(AVAILABLE RECORDS):
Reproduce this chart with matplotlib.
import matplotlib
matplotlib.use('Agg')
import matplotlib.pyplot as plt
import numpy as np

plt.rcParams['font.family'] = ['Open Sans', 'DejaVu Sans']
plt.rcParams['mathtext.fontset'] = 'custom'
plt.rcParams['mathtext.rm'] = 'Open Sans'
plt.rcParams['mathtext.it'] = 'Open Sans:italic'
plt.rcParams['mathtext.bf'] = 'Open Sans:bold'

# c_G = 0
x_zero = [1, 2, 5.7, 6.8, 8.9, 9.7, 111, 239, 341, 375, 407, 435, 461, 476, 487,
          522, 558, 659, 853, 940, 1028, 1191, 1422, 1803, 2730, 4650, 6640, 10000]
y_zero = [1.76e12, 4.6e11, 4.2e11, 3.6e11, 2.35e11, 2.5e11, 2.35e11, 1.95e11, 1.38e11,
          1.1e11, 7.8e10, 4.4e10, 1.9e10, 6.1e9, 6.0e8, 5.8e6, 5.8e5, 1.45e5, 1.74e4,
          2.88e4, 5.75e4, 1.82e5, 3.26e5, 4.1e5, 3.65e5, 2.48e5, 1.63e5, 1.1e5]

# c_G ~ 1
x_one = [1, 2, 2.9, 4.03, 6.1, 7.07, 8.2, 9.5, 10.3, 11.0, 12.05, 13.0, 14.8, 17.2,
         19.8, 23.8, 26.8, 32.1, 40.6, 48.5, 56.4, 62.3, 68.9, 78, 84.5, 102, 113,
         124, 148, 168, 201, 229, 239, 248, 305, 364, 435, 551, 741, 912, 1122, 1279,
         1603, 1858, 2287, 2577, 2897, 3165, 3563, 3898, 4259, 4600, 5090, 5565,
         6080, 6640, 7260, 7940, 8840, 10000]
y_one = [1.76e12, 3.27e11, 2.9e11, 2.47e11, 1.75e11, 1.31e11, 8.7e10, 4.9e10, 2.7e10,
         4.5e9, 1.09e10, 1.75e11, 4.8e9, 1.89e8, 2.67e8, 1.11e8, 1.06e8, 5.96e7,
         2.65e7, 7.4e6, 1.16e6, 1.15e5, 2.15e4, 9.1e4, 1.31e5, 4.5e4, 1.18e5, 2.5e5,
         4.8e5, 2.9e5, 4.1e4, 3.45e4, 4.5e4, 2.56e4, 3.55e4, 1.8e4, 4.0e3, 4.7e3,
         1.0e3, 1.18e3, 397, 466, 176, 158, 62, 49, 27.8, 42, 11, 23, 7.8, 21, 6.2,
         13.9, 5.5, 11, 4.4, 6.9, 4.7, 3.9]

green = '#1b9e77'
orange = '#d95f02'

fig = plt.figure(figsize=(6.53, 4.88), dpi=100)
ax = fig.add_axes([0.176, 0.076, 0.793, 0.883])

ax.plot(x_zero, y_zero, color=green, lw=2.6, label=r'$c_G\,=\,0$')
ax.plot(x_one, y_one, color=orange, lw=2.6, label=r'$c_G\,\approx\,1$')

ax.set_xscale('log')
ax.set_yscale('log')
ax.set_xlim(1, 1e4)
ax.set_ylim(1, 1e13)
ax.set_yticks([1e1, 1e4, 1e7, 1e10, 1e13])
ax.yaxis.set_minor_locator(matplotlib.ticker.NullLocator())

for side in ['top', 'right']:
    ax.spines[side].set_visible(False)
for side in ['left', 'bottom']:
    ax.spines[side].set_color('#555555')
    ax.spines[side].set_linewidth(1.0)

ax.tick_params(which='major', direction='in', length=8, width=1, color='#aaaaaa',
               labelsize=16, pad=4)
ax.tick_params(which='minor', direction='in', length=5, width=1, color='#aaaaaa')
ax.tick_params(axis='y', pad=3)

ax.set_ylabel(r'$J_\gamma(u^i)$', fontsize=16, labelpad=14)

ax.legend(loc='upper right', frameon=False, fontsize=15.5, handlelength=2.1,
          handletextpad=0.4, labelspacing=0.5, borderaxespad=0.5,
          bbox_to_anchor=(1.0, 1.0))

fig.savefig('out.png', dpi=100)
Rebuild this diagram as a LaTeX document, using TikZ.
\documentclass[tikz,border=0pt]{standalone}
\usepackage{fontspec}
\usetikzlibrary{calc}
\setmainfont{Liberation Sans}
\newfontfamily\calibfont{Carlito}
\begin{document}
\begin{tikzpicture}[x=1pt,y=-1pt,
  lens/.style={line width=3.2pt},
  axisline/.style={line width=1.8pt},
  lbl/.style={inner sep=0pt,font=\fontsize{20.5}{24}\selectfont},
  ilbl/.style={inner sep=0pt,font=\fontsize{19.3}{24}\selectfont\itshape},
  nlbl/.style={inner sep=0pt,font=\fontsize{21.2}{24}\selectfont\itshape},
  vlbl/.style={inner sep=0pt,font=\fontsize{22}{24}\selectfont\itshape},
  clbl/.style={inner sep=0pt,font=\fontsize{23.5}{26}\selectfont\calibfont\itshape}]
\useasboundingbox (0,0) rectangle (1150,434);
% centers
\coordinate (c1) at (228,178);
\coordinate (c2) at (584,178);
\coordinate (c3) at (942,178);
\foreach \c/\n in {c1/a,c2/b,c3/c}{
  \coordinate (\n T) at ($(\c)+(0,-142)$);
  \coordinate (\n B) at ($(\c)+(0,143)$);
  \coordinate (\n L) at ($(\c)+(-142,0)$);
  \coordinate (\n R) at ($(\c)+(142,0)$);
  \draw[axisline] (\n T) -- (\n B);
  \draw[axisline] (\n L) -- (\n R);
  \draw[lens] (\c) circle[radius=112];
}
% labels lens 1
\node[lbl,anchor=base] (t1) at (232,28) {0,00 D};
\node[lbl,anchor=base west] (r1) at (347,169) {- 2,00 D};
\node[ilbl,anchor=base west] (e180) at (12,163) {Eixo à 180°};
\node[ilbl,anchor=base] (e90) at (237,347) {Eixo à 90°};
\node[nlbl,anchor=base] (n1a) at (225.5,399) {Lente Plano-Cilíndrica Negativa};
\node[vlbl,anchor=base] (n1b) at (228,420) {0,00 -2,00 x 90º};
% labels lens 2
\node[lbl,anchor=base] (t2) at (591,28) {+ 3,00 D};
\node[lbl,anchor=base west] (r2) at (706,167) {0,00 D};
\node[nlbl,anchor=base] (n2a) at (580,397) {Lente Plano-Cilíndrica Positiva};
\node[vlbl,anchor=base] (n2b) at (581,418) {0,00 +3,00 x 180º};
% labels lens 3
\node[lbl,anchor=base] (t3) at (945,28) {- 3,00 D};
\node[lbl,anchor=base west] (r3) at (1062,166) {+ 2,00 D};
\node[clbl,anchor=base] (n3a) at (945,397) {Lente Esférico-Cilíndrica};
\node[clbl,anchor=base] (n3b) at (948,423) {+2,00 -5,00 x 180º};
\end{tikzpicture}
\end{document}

(WHAT IS BEING ASKED): Reproduce the complete data exactly as presented above.

(WORKED ANSWER):
Reproduce this chart with matplotlib.
import matplotlib
matplotlib.use('Agg')
import matplotlib.pyplot as plt
import numpy as np

plt.rcParams['font.family'] = ['Open Sans', 'DejaVu Sans']
plt.rcParams['mathtext.fontset'] = 'custom'
plt.rcParams['mathtext.rm'] = 'Open Sans'
plt.rcParams['mathtext.it'] = 'Open Sans:italic'
plt.rcParams['mathtext.bf'] = 'Open Sans:bold'

# c_G = 0
x_zero = [1, 2, 5.7, 6.8, 8.9, 9.7, 111, 239, 341, 375, 407, 435, 461, 476, 487,
          522, 558, 659, 853, 940, 1028, 1191, 1422, 1803, 2730, 4650, 6640, 10000]
y_zero = [1.76e12, 4.6e11, 4.2e11, 3.6e11, 2.35e11, 2.5e11, 2.35e11, 1.95e11, 1.38e11,
          1.1e11, 7.8e10, 4.4e10, 1.9e10, 6.1e9, 6.0e8, 5.8e6, 5.8e5, 1.45e5, 1.74e4,
          2.88e4, 5.75e4, 1.82e5, 3.26e5, 4.1e5, 3.65e5, 2.48e5, 1.63e5, 1.1e5]

# c_G ~ 1
x_one = [1, 2, 2.9, 4.03, 6.1, 7.07, 8.2, 9.5, 10.3, 11.0, 12.05, 13.0, 14.8, 17.2,
         19.8, 23.8, 26.8, 32.1, 40.6, 48.5, 56.4, 62.3, 68.9, 78, 84.5, 102, 113,
         124, 148, 168, 201, 229, 239, 248, 305, 364, 435, 551, 741, 912, 1122, 1279,
         1603, 1858, 2287, 2577, 2897, 3165, 3563, 3898, 4259, 4600, 5090, 5565,
         6080, 6640, 7260, 7940, 8840, 10000]
y_one = [1.76e12, 3.27e11, 2.9e11, 2.47e11, 1.75e11, 1.31e11, 8.7e10, 4.9e10, 2.7e10,
         4.5e9, 1.09e10, 1.75e11, 4.8e9, 1.89e8, 2.67e8, 1.11e8, 1.06e8, 5.96e7,
         2.65e7, 7.4e6, 1.16e6, 1.15e5, 2.15e4, 9.1e4, 1.31e5, 4.5e4, 1.18e5, 2.5e5,
         4.8e5, 2.9e5, 4.1e4, 3.45e4, 4.5e4, 2.56e4, 3.55e4, 1.8e4, 4.0e3, 4.7e3,
         1.0e3, 1.18e3, 397, 466, 176, 158, 62, 49, 27.8, 42, 11, 23, 7.8, 21, 6.2,
         13.9, 5.5, 11, 4.4, 6.9, 4.7, 3.9]

green = '#1b9e77'
orange = '#d95f02'

fig = plt.figure(figsize=(6.53, 4.88), dpi=100)
ax = fig.add_axes([0.176, 0.076, 0.793, 0.883])

ax.plot(x_zero, y_zero, color=green, lw=2.6, label=r'$c_G\,=\,0$')
ax.plot(x_one, y_one, color=orange, lw=2.6, label=r'$c_G\,\approx\,1$')

ax.set_xscale('log')
ax.set_yscale('log')
ax.set_xlim(1, 1e4)
ax.set_ylim(1, 1e13)
ax.set_yticks([1e1, 1e4, 1e7, 1e10, 1e13])
ax.yaxis.set_minor_locator(matplotlib.ticker.NullLocator())

for side in ['top', 'right']:
    ax.spines[side].set_visible(False)
for side in ['left', 'bottom']:
    ax.spines[side].set_color('#555555')
    ax.spines[side].set_linewidth(1.0)

ax.tick_params(which='major', direction='in', length=8, width=1, color='#aaaaaa',
               labelsize=16, pad=4)
ax.tick_params(which='minor', direction='in', length=5, width=1, color='#aaaaaa')
ax.tick_params(axis='y', pad=3)

ax.set_ylabel(r'$J_\gamma(u^i)$', fontsize=16, labelpad=14)

ax.legend(loc='upper right', frameon=False, fontsize=15.5, handlelength=2.1,
          handletextpad=0.4, labelspacing=0.5, borderaxespad=0.5,
          bbox_to_anchor=(1.0, 1.0))

fig.savefig('out.png', dpi=100)
Rebuild this diagram as a LaTeX document, using TikZ.
\documentclass[tikz,border=0pt]{standalone}
\usepackage{fontspec}
\usetikzlibrary{calc}
\setmainfont{Liberation Sans}
\newfontfamily\calibfont{Carlito}
\begin{document}
\begin{tikzpicture}[x=1pt,y=-1pt,
  lens/.style={line width=3.2pt},
  axisline/.style={line width=1.8pt},
  lbl/.style={inner sep=0pt,font=\fontsize{20.5}{24}\selectfont},
  ilbl/.style={inner sep=0pt,font=\fontsize{19.3}{24}\selectfont\itshape},
  nlbl/.style={inner sep=0pt,font=\fontsize{21.2}{24}\selectfont\itshape},
  vlbl/.style={inner sep=0pt,font=\fontsize{22}{24}\selectfont\itshape},
  clbl/.style={inner sep=0pt,font=\fontsize{23.5}{26}\selectfont\calibfont\itshape}]
\useasboundingbox (0,0) rectangle (1150,434);
% centers
\coordinate (c1) at (228,178);
\coordinate (c2) at (584,178);
\coordinate (c3) at (942,178);
\foreach \c/\n in {c1/a,c2/b,c3/c}{
  \coordinate (\n T) at ($(\c)+(0,-142)$);
  \coordinate (\n B) at ($(\c)+(0,143)$);
  \coordinate (\n L) at ($(\c)+(-142,0)$);
  \coordinate (\n R) at ($(\c)+(142,0)$);
  \draw[axisline] (\n T) -- (\n B);
  \draw[axisline] (\n L) -- (\n R);
  \draw[lens] (\c) circle[radius=112];
}
% labels lens 1
\node[lbl,anchor=base] (t1) at (232,28) {0,00 D};
\node[lbl,anchor=base west] (r1) at (347,169) {- 2,00 D};
\node[ilbl,anchor=base west] (e180) at (12,163) {Eixo à 180°};
\node[ilbl,anchor=base] (e90) at (237,347) {Eixo à 90°};
\node[nlbl,anchor=base] (n1a) at (225.5,399) {Lente Plano-Cilíndrica Negativa};
\node[vlbl,anchor=base] (n1b) at (228,420) {0,00 -2,00 x 90º};
% labels lens 2
\node[lbl,anchor=base] (t2) at (591,28) {+ 3,00 D};
\node[lbl,anchor=base west] (r2) at (706,167) {0,00 D};
\node[nlbl,anchor=base] (n2a) at (580,397) {Lente Plano-Cilíndrica Positiva};
\node[vlbl,anchor=base] (n2b) at (581,418) {0,00 +3,00 x 180º};
% labels lens 3
\node[lbl,anchor=base] (t3) at (945,28) {- 3,00 D};
\node[lbl,anchor=base west] (r3) at (1062,166) {+ 2,00 D};
\node[clbl,anchor=base] (n3a) at (945,397) {Lente Esférico-Cilíndrica};
\node[clbl,anchor=base] (n3b) at (948,423) {+2,00 -5,00 x 180º};
\end{tikzpicture}
\end{document}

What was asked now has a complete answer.